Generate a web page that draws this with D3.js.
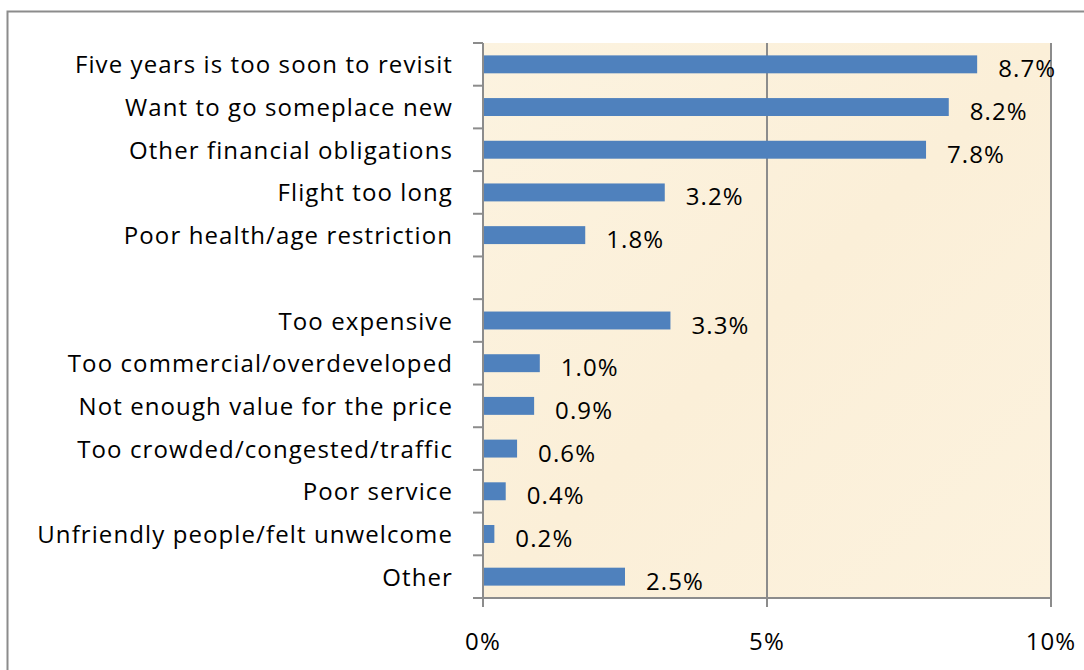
<!DOCTYPE html>
<html lang="en">
<head>
<meta charset="utf-8">
<title>Reasons for not revisiting</title>
<script src="https://d3js.org/d3.v7.min.js"></script>
<style>
  body { margin: 0; background: #fff; }
  svg { display: block; }
  text { font-family: "Open Sans", Lato, sans-serif; fill: #000; font-size: 24px; letter-spacing: 1.1px; }
</style>
</head>
<body>
<script>
// categories top to bottom, "" is the empty gap row
var reasons = [
  "Five years is too soon to revisit",
  "Want to go someplace new",
  "Other financial obligations",
  "Flight too long",
  "Poor health/age restriction",
  "",
  "Too expensive",
  "Too commercial/overdeveloped",
  "Not enough value for the price",
  "Too crowded/congested/traffic",
  "Poor service",
  "Unfriendly people/felt unwelcome",
  "Other"
];
var shares = [8.7, 8.2, 7.8, 3.2, 1.8, null, 3.3, 1.0, 0.9, 0.6, 0.4, 0.2, 2.5];
var xTicks = [0, 5, 10];

var w = 1084, h = 670;
var plot = { left: 483, right: 1051, top: 43, bottom: 598 };

var svg = d3.select("body").append("svg")
  .attr("width", w)
  .attr("height", h);

// outer chart frame (runs off right/bottom edge)
svg.append("rect")
  .attr("x", 7.5).attr("y", 11.5)
  .attr("width", w + 20).attr("height", h + 20)
  .attr("fill", "none")
  .attr("stroke", "#8c8c8c")
  .attr("stroke-width", 2);

var x = d3.scaleLinear().domain([0, 10]).range([plot.left, plot.right]);
var y = d3.scaleBand()
  .domain(d3.range(reasons.length))
  .range([plot.top, plot.bottom])
  .paddingInner(0.58)
  .paddingOuter(0.29);

// parchment background
var defs = svg.append("defs");
var grad = defs.append("linearGradient").attr("id", "paper")
  .attr("x1", 0).attr("y1", 0).attr("x2", 1).attr("y2", 1);
grad.append("stop").attr("offset", 0).attr("stop-color", "#fcf3e0");
grad.append("stop").attr("offset", 0.5).attr("stop-color", "#fbefd8");
grad.append("stop").attr("offset", 1).attr("stop-color", "#fcf2de");

svg.append("rect")
  .attr("x", plot.left).attr("y", plot.top)
  .attr("width", plot.right - plot.left)
  .attr("height", plot.bottom - plot.top)
  .attr("fill", "url(#paper)");

// vertical gridlines
svg.selectAll(".grid")
  .data(xTicks.slice(1))
  .enter().append("line")
  .attr("class", "grid")
  .attr("x1", function(d) { return x(d); })
  .attr("x2", function(d) { return x(d); })
  .attr("y1", plot.top).attr("y2", plot.bottom)
  .attr("stroke", "#8c8c8c").attr("stroke-width", 2);

var rows = shares.map(function(v, i) { return { v: v, i: i }; })
  .filter(function(d) { return d.v !== null; });

// bars
svg.selectAll(".bar")
  .data(rows)
  .enter().append("rect")
  .attr("class", "bar")
  .attr("x", x(0))
  .attr("y", function(d) { return y(d.i); })
  .attr("width", function(d) { return x(d.v) - x(0); })
  .attr("height", y.bandwidth())
  .attr("fill", "#4f81bd");

// value labels
svg.selectAll(".val")
  .data(rows)
  .enter().append("text")
  .attr("class", "val")
  .attr("x", function(d) { return x(d.v) + 21; })
  .attr("y", function(d) { return y(d.i) + y.bandwidth() / 2 + 13; })
  .text(function(d) { return d.v.toFixed(1) + "%"; });

// y axis with category labels
var step = y.step();
var yAxis = svg.append("g");
yAxis.append("line")
  .attr("x1", plot.left).attr("x2", plot.left)
  .attr("y1", plot.top).attr("y2", plot.bottom + 9)
  .attr("stroke", "#8c8c8c").attr("stroke-width", 2);
yAxis.selectAll(".tick")
  .data(d3.range(reasons.length + 1))
  .enter().append("line")
  .attr("x1", plot.left - 10).attr("x2", plot.left)
  .attr("y1", function(d) { return plot.top + d * step; })
  .attr("y2", function(d) { return plot.top + d * step; })
  .attr("stroke", "#8c8c8c").attr("stroke-width", 2);
yAxis.selectAll(".cat")
  .data(reasons)
  .enter().append("text")
  .attr("text-anchor", "end")
  .attr("x", plot.left - 30)
  .attr("y", function(d, i) { return y(i) + y.bandwidth() / 2 + 9; })
  .text(function(d) { return d; });

// x axis
svg.append("line")
  .attr("x1", plot.left).attr("x2", plot.right)
  .attr("y1", plot.bottom).attr("y2", plot.bottom)
  .attr("stroke", "#8c8c8c").attr("stroke-width", 2);
svg.selectAll(".xtick")
  .data(xTicks)
  .enter().append("line")
  .attr("x1", function(d) { return x(d); })
  .attr("x2", function(d) { return x(d); })
  .attr("y1", plot.bottom).attr("y2", plot.bottom + 9)
  .attr("stroke", "#8c8c8c").attr("stroke-width", 2);
svg.selectAll(".xlab")
  .data(xTicks)
  .enter().append("text")
  .attr("text-anchor", "middle")
  .attr("x", function(d) { return x(d); })
  .attr("y", plot.bottom + 52)
  .text(function(d) { return d + "%"; });
</script>
</body>
</html>
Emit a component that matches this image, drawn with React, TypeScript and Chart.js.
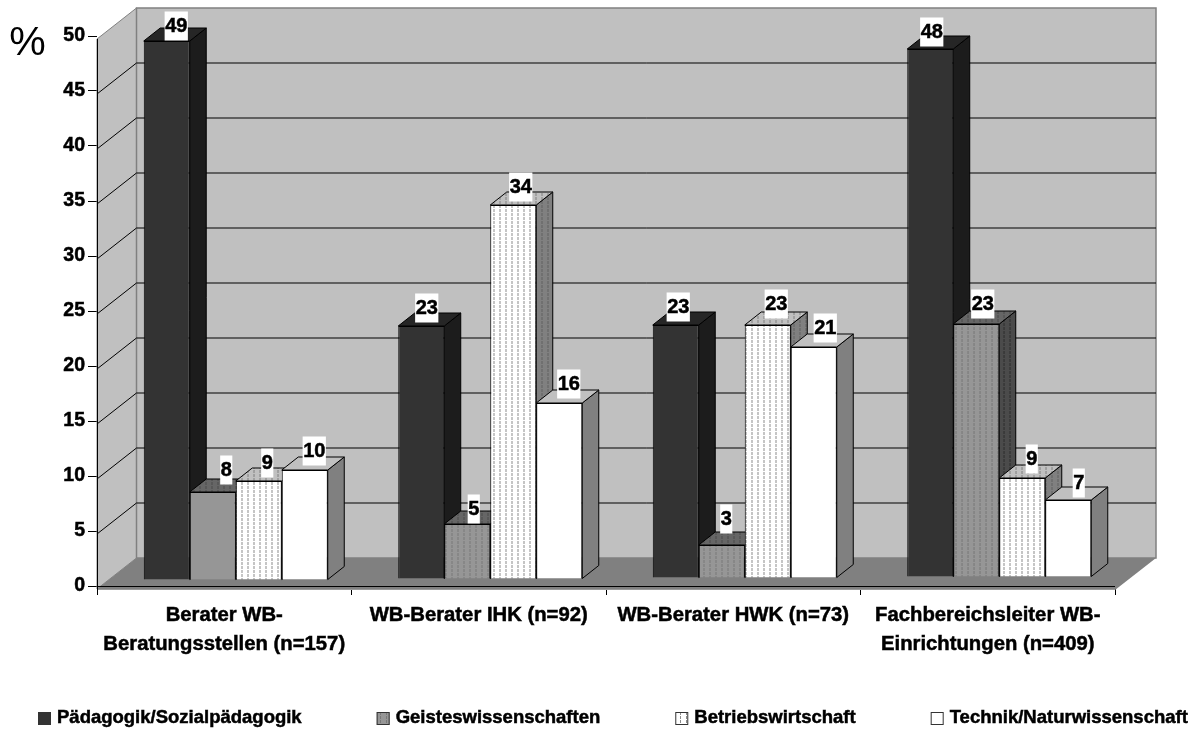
§ §
▶ _Exercise_: Print the listing above in full, exactly as written. Omit any pictures.

▶ _Exercise answer_:
Generate a web page that draws this with D3.js.
<!DOCTYPE html>
<html lang="en">
<head>
<meta charset="utf-8">
<title>Reasons for not revisiting</title>
<script src="https://d3js.org/d3.v7.min.js"></script>
<style>
  body { margin: 0; background: #fff; }
  svg { display: block; }
  text { font-family: "Open Sans", Lato, sans-serif; fill: #000; font-size: 24px; letter-spacing: 1.1px; }
</style>
</head>
<body>
<script>
// categories top to bottom, "" is the empty gap row
var reasons = [
  "Five years is too soon to revisit",
  "Want to go someplace new",
  "Other financial obligations",
  "Flight too long",
  "Poor health/age restriction",
  "",
  "Too expensive",
  "Too commercial/overdeveloped",
  "Not enough value for the price",
  "Too crowded/congested/traffic",
  "Poor service",
  "Unfriendly people/felt unwelcome",
  "Other"
];
var shares = [8.7, 8.2, 7.8, 3.2, 1.8, null, 3.3, 1.0, 0.9, 0.6, 0.4, 0.2, 2.5];
var xTicks = [0, 5, 10];

var w = 1084, h = 670;
var plot = { left: 483, right: 1051, top: 43, bottom: 598 };

var svg = d3.select("body").append("svg")
  .attr("width", w)
  .attr("height", h);

// outer chart frame (runs off right/bottom edge)
svg.append("rect")
  .attr("x", 7.5).attr("y", 11.5)
  .attr("width", w + 20).attr("height", h + 20)
  .attr("fill", "none")
  .attr("stroke", "#8c8c8c")
  .attr("stroke-width", 2);

var x = d3.scaleLinear().domain([0, 10]).range([plot.left, plot.right]);
var y = d3.scaleBand()
  .domain(d3.range(reasons.length))
  .range([plot.top, plot.bottom])
  .paddingInner(0.58)
  .paddingOuter(0.29);

// parchment background
var defs = svg.append("defs");
var grad = defs.append("linearGradient").attr("id", "paper")
  .attr("x1", 0).attr("y1", 0).attr("x2", 1).attr("y2", 1);
grad.append("stop").attr("offset", 0).attr("stop-color", "#fcf3e0");
grad.append("stop").attr("offset", 0.5).attr("stop-color", "#fbefd8");
grad.append("stop").attr("offset", 1).attr("stop-color", "#fcf2de");

svg.append("rect")
  .attr("x", plot.left).attr("y", plot.top)
  .attr("width", plot.right - plot.left)
  .attr("height", plot.bottom - plot.top)
  .attr("fill", "url(#paper)");

// vertical gridlines
svg.selectAll(".grid")
  .data(xTicks.slice(1))
  .enter().append("line")
  .attr("class", "grid")
  .attr("x1", function(d) { return x(d); })
  .attr("x2", function(d) { return x(d); })
  .attr("y1", plot.top).attr("y2", plot.bottom)
  .attr("stroke", "#8c8c8c").attr("stroke-width", 2);

var rows = shares.map(function(v, i) { return { v: v, i: i }; })
  .filter(function(d) { return d.v !== null; });

// bars
svg.selectAll(".bar")
  .data(rows)
  .enter().append("rect")
  .attr("class", "bar")
  .attr("x", x(0))
  .attr("y", function(d) { return y(d.i); })
  .attr("width", function(d) { return x(d.v) - x(0); })
  .attr("height", y.bandwidth())
  .attr("fill", "#4f81bd");

// value labels
svg.selectAll(".val")
  .data(rows)
  .enter().append("text")
  .attr("class", "val")
  .attr("x", function(d) { return x(d.v) + 21; })
  .attr("y", function(d) { return y(d.i) + y.bandwidth() / 2 + 13; })
  .text(function(d) { return d.v.toFixed(1) + "%"; });

// y axis with category labels
var step = y.step();
var yAxis = svg.append("g");
yAxis.append("line")
  .attr("x1", plot.left).attr("x2", plot.left)
  .attr("y1", plot.top).attr("y2", plot.bottom + 9)
  .attr("stroke", "#8c8c8c").attr("stroke-width", 2);
yAxis.selectAll(".tick")
  .data(d3.range(reasons.length + 1))
  .enter().append("line")
  .attr("x1", plot.left - 10).attr("x2", plot.left)
  .attr("y1", function(d) { return plot.top + d * step; })
  .attr("y2", function(d) { return plot.top + d * step; })
  .attr("stroke", "#8c8c8c").attr("stroke-width", 2);
yAxis.selectAll(".cat")
  .data(reasons)
  .enter().append("text")
  .attr("text-anchor", "end")
  .attr("x", plot.left - 30)
  .attr("y", function(d, i) { return y(i) + y.bandwidth() / 2 + 9; })
  .text(function(d) { return d; });

// x axis
svg.append("line")
  .attr("x1", plot.left).attr("x2", plot.right)
  .attr("y1", plot.bottom).attr("y2", plot.bottom)
  .attr("stroke", "#8c8c8c").attr("stroke-width", 2);
svg.selectAll(".xtick")
  .data(xTicks)
  .enter().append("line")
  .attr("x1", function(d) { return x(d); })
  .attr("x2", function(d) { return x(d); })
  .attr("y1", plot.bottom).attr("y2", plot.bottom + 9)
  .attr("stroke", "#8c8c8c").attr("stroke-width", 2);
svg.selectAll(".xlab")
  .data(xTicks)
  .enter().append("text")
  .attr("text-anchor", "middle")
  .attr("x", function(d) { return x(d); })
  .attr("y", plot.bottom + 52)
  .text(function(d) { return d + "%"; });
</script>
</body>
</html>
Emit a component that matches this image, drawn with React, TypeScript and Chart.js.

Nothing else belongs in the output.